Type out the complete listing below word for word, without its pictures.
⁂
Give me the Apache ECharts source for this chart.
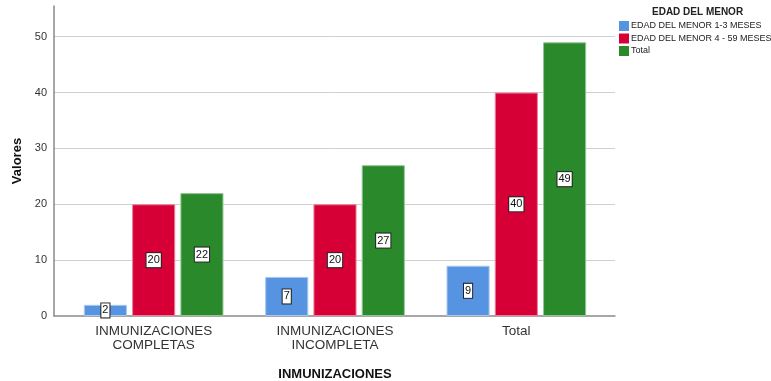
<!DOCTYPE html>
<html>
<head>
<meta charset="utf-8">
<script src="https://cdn.jsdelivr.net/npm/echarts@6/dist/echarts.min.js"></script>
<style>
  html, body { margin: 0; padding: 0; background: #ffffff; }
  #chart { width: 771px; height: 381px; }
</style>
</head>
<body>
<div id="chart"></div>
<script>
// Categories along the x axis
const categories = ['INMUNIZACIONES\nCOMPLETAS', 'INMUNIZACIONES\nINCOMPLETA', 'Total'];

// Series names and values
const seriesNames = ['EDAD DEL MENOR 1-3 MESES', 'EDAD DEL MENOR 4 - 59 MESES', 'Total'];
const edad1a3 = [2, 7, 9];
const edad4a59 = [20, 20, 40];
const totalEdad = [22, 27, 49];

// Value axis ticks
const yMin = 0;
const yMax = 55.5;
const yInterval = 10;

const fills = ['#5694e2', '#d70036', '#2a8a2b'];
const edges = ['#a9c8f0', '#ea7f9a', '#94c494'];
const font = 'Liberation Sans, Arial, sans-serif';

const chart = echarts.init(document.getElementById('chart'), null, { renderer: 'canvas' });

const valueData = [edad1a3, edad4a59, totalEdad];

chart.setOption({
  animation: false,
  backgroundColor: '#ffffff',
  textStyle: { fontFamily: font },
  title: {
    text: 'EDAD DEL MENOR',
    left: 652,
    top: 7,
    padding: 0,
    textStyle: { fontFamily: font, fontSize: 10, fontWeight: 'bold', color: '#222' }
  },
  legend: {
    orient: 'vertical',
    left: 619,
    top: 21,
    padding: 0,
    itemWidth: 10,
    itemHeight: 10,
    itemGap: 2.5,
    icon: 'rect',
    data: seriesNames,
    itemStyle: { borderWidth: 0 },
    textStyle: { fontFamily: font, fontSize: 9, color: '#222', padding: [0, 0, 0, -3] }
  },
  grid: [
    { left: 54, right: 156, top: 6, bottom: 65, outerBoundsMode: 'none', containLabel: false },
    { left: 63, right: 164, top: 6, bottom: 65, outerBoundsMode: 'none', containLabel: false }
  ],
  xAxis: [
    {
      gridIndex: 0,
      type: 'value',
      min: 0,
      max: 1,
      axisLine: { show: true, onZero: false, lineStyle: { color: '#8a8a8a', width: 1.5 } },
      axisTick: { show: false },
      axisLabel: { show: false },
      splitLine: { show: false }
    },
    {
      gridIndex: 1,
      type: 'category',
      data: categories,
      axisLine: { show: false },
      axisTick: { show: false },
      axisLabel: {
        fontFamily: font,
        fontSize: 13.5,
        color: '#333',
        lineHeight: 14.5,
        margin: 8
      },
      name: 'INMUNIZACIONES',
      nameLocation: 'middle',
      nameGap: 52,
      nameTextStyle: { fontFamily: font, fontSize: 13, fontWeight: 'bold', color: '#111' }
    }
  ],
  yAxis: [
    {
      gridIndex: 0,
      type: 'value',
      min: yMin,
      max: yMax,
      interval: yInterval,
      axisLine: { show: true, lineStyle: { color: '#8a8a8a', width: 1.5 } },
      axisTick: { show: false },
      axisLabel: {
        fontFamily: font,
        fontSize: 11,
        color: '#333',
        margin: 7,
        showMaxLabel: false
      },
      splitLine: { show: true, showMaxLine: false, showMinLine: false, lineStyle: { color: '#d0d0d0', width: 1 } },
      name: 'Valores',
      nameLocation: 'middle',
      nameGap: 28,
      nameTextStyle: { fontFamily: font, fontSize: 13, fontWeight: 'bold', color: '#111' }
    },
    {
      gridIndex: 1,
      type: 'value',
      min: yMin,
      max: yMax,
      interval: yInterval,
      show: false
    }
  ],
  series: seriesNames.map((name, i) => ({
    name: name,
    type: 'bar',
    xAxisIndex: 1,
    yAxisIndex: 1,
    data: valueData[i],
    barGap: '12%',
    barCategoryGap: '23%',
    itemStyle: { color: fills[i], borderColor: edges[i], borderWidth: 1 },
    label: {
      show: true,
      position: 'inside',
      fontFamily: font,
      fontSize: 11,
      color: '#111',
      backgroundColor: '#ffffff',
      borderColor: '#222',
      borderWidth: 1,
      padding: [2, 1, 1, 1]
    }
  }))
});
</script>
</body>
</html>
⁂
Task output:
Give me the Apache ECharts source for this chart.
<!DOCTYPE html>
<html>
<head>
<meta charset="utf-8">
<script src="https://cdn.jsdelivr.net/npm/echarts@6/dist/echarts.min.js"></script>
<style>
  html, body { margin: 0; padding: 0; background: #ffffff; }
  #chart { width: 771px; height: 381px; }
</style>
</head>
<body>
<div id="chart"></div>
<script>
// Categories along the x axis
const categories = ['INMUNIZACIONES\nCOMPLETAS', 'INMUNIZACIONES\nINCOMPLETA', 'Total'];

// Series names and values
const seriesNames = ['EDAD DEL MENOR 1-3 MESES', 'EDAD DEL MENOR 4 - 59 MESES', 'Total'];
const edad1a3 = [2, 7, 9];
const edad4a59 = [20, 20, 40];
const totalEdad = [22, 27, 49];

// Value axis ticks
const yMin = 0;
const yMax = 55.5;
const yInterval = 10;

const fills = ['#5694e2', '#d70036', '#2a8a2b'];
const edges = ['#a9c8f0', '#ea7f9a', '#94c494'];
const font = 'Liberation Sans, Arial, sans-serif';

const chart = echarts.init(document.getElementById('chart'), null, { renderer: 'canvas' });

const valueData = [edad1a3, edad4a59, totalEdad];

chart.setOption({
  animation: false,
  backgroundColor: '#ffffff',
  textStyle: { fontFamily: font },
  title: {
    text: 'EDAD DEL MENOR',
    left: 652,
    top: 7,
    padding: 0,
    textStyle: { fontFamily: font, fontSize: 10, fontWeight: 'bold', color: '#222' }
  },
  legend: {
    orient: 'vertical',
    left: 619,
    top: 21,
    padding: 0,
    itemWidth: 10,
    itemHeight: 10,
    itemGap: 2.5,
    icon: 'rect',
    data: seriesNames,
    itemStyle: { borderWidth: 0 },
    textStyle: { fontFamily: font, fontSize: 9, color: '#222', padding: [0, 0, 0, -3] }
  },
  grid: [
    { left: 54, right: 156, top: 6, bottom: 65, outerBoundsMode: 'none', containLabel: false },
    { left: 63, right: 164, top: 6, bottom: 65, outerBoundsMode: 'none', containLabel: false }
  ],
  xAxis: [
    {
      gridIndex: 0,
      type: 'value',
      min: 0,
      max: 1,
      axisLine: { show: true, onZero: false, lineStyle: { color: '#8a8a8a', width: 1.5 } },
      axisTick: { show: false },
      axisLabel: { show: false },
      splitLine: { show: false }
    },
    {
      gridIndex: 1,
      type: 'category',
      data: categories,
      axisLine: { show: false },
      axisTick: { show: false },
      axisLabel: {
        fontFamily: font,
        fontSize: 13.5,
        color: '#333',
        lineHeight: 14.5,
        margin: 8
      },
      name: 'INMUNIZACIONES',
      nameLocation: 'middle',
      nameGap: 52,
      nameTextStyle: { fontFamily: font, fontSize: 13, fontWeight: 'bold', color: '#111' }
    }
  ],
  yAxis: [
    {
      gridIndex: 0,
      type: 'value',
      min: yMin,
      max: yMax,
      interval: yInterval,
      axisLine: { show: true, lineStyle: { color: '#8a8a8a', width: 1.5 } },
      axisTick: { show: false },
      axisLabel: {
        fontFamily: font,
        fontSize: 11,
        color: '#333',
        margin: 7,
        showMaxLabel: false
      },
      splitLine: { show: true, showMaxLine: false, showMinLine: false, lineStyle: { color: '#d0d0d0', width: 1 } },
      name: 'Valores',
      nameLocation: 'middle',
      nameGap: 28,
      nameTextStyle: { fontFamily: font, fontSize: 13, fontWeight: 'bold', color: '#111' }
    },
    {
      gridIndex: 1,
      type: 'value',
      min: yMin,
      max: yMax,
      interval: yInterval,
      show: false
    }
  ],
  series: seriesNames.map((name, i) => ({
    name: name,
    type: 'bar',
    xAxisIndex: 1,
    yAxisIndex: 1,
    data: valueData[i],
    barGap: '12%',
    barCategoryGap: '23%',
    itemStyle: { color: fills[i], borderColor: edges[i], borderWidth: 1 },
    label: {
      show: true,
      position: 'inside',
      fontFamily: font,
      fontSize: 11,
      color: '#111',
      backgroundColor: '#ffffff',
      borderColor: '#222',
      borderWidth: 1,
      padding: [2, 1, 1, 1]
    }
  }))
});
</script>
</body>
</html>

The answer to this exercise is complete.